ECLI:NL:CRVB:2014:4379
Centrale Raad van Beroep
- Hoger beroep
- A.B.J. van der Ham
- G.M.G. Hink
- R. van der Spoel
- Rechtspraak.nl
Verrekening van terugvordering bedrijfskrediet met bijstandsuitkering
In deze zaak heeft de Centrale Raad van Beroep op 23 december 2014 uitspraak gedaan in hoger beroep tegen een eerdere uitspraak van de rechtbank Rotterdam. De appellant, vertegenwoordigd door advocaat mr. J.J.M. Boot, had hoger beroep ingesteld tegen het besluit van het college van burgemeester en wethouders van Middelharnis, dat een terugvordering van een bedrijfskrediet van € 12.500,- had gedaan. Dit krediet was in 2002 verstrekt op basis van het Besluit bijstandsverlening zelfstandigen 2004. De terugvordering, vermeerderd met rente, bedroeg in totaal € 14.071,63. Appellant had met het college een betalingsregeling getroffen, maar het college besloot om de nabetaling van bijstand van € 3.434,15 te verrekenen met het openstaande bedrag van de terugvordering.
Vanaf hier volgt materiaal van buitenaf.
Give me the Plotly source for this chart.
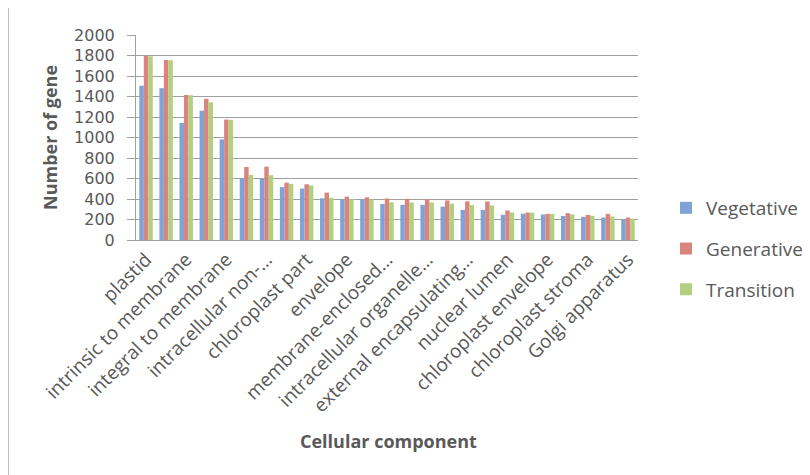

De rechtbank had het beroep van appellant gegrond verklaard en het bestreden besluit vernietigd, maar de rechtsgevolgen van het vernietigde besluit in stand gelaten. In hoger beroep betwistte appellant de redelijkheid van de verrekening door het college, vooral omdat er een betalingsregeling van kracht was. De Raad oordeelde echter dat de betalingsregeling niet in de weg stond aan de bevoegdheid van het college om te verrekenen. De Raad concludeerde dat het college in redelijkheid van zijn bevoegdheid tot verrekening gebruik had kunnen maken, ongeacht de betalingsregeling en de intenties van appellant om de nabetaling voor andere schulden te gebruiken.
De Centrale Raad van Beroep bevestigde de aangevallen uitspraak, waarbij het hoger beroep van appellant niet slaagde. De Raad oordeelde dat er geen aanleiding was voor een proceskostenveroordeling.